Until now, Hollywood’s political history has been dominated by a steady stream of films and memoirs decrying the “nightmare” of the Red Scare. But in Red Star over Hollywood, Ronald and Allis Radosh show that the real drama of that era lay in the story of the movie stars, directors and especially screenwriters who joined the Communist Party or traveled in its orbit, and made the Party the focus of their political and social lives. The authors also show the Party’s attempts at influencing filmmaking; their greatest achievement being the film “Mission to Moscow,” which justified Stalin’s great purge trials.
Using material from the papers of Dalton Trumbo, Dore Schary, Albert Maltz, Melvyn Douglas and the FBI’s Hollywood file, and from the newly released testimony of formerly closed HUAC Executive Session hearings, the authors trace the growth of the Communist Party from the 1930s, when many notables toured the Soviet Union and came back converted, through the 1950s when Party members were held to account for their allegiance to another country.

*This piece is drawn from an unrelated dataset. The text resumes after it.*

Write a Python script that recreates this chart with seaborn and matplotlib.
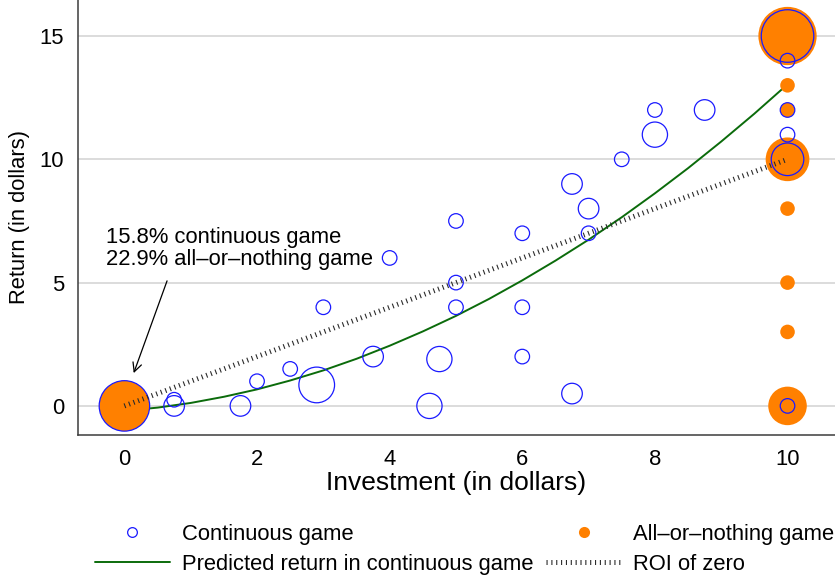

The Radoshes’ most controversial discovery is that during the investigations of the House Committee on Un-American Activities, the Hollywood Reds themselves were beset by doubts and disagreements about their disloyalty to America, and their own treatment by the Communist Party. Their allegiance to the Communist Party and its ever changing line, combined with their outlandish behavior before HUAC, turned old liberal allies against them, and left them vulnerable to the eventual blacklist.
One case study, of actor John Garfield, looks at the strategy he tried to employ to avoid the blacklist, while working to keep the support of both the studios and the Hollywood Left. Acting more as an opportunist than an idealist, Garfield moved to espouse a strong anti-Communism, while at the same time avoiding naming the names of his old radical associates, by pretending to only have been a dupe. In constant agony, his evasions satisfied no one, and led to his fatal heart attack shortly before he as to again appear before HUAC, where he would have finally had to make a decision as to where he actually stood.
Based on a new and extensive interview with writer Budd Schulberg, Red Star over Hollywood opens up the Party cells and discussion groups that defined Hollywood radicalism. Ronald and Allis Radosh also bring their story into the present, describing how the men and women who agitated for Communism a half-century ago created a legacy used by Jane Fonda and others of the Hollywood Left of the 1960s, and by celebrities such as Tim Robbins, Susan Sarandon, Richard Dreyfuss and Sean Penn in the turbulent filmland politics of today.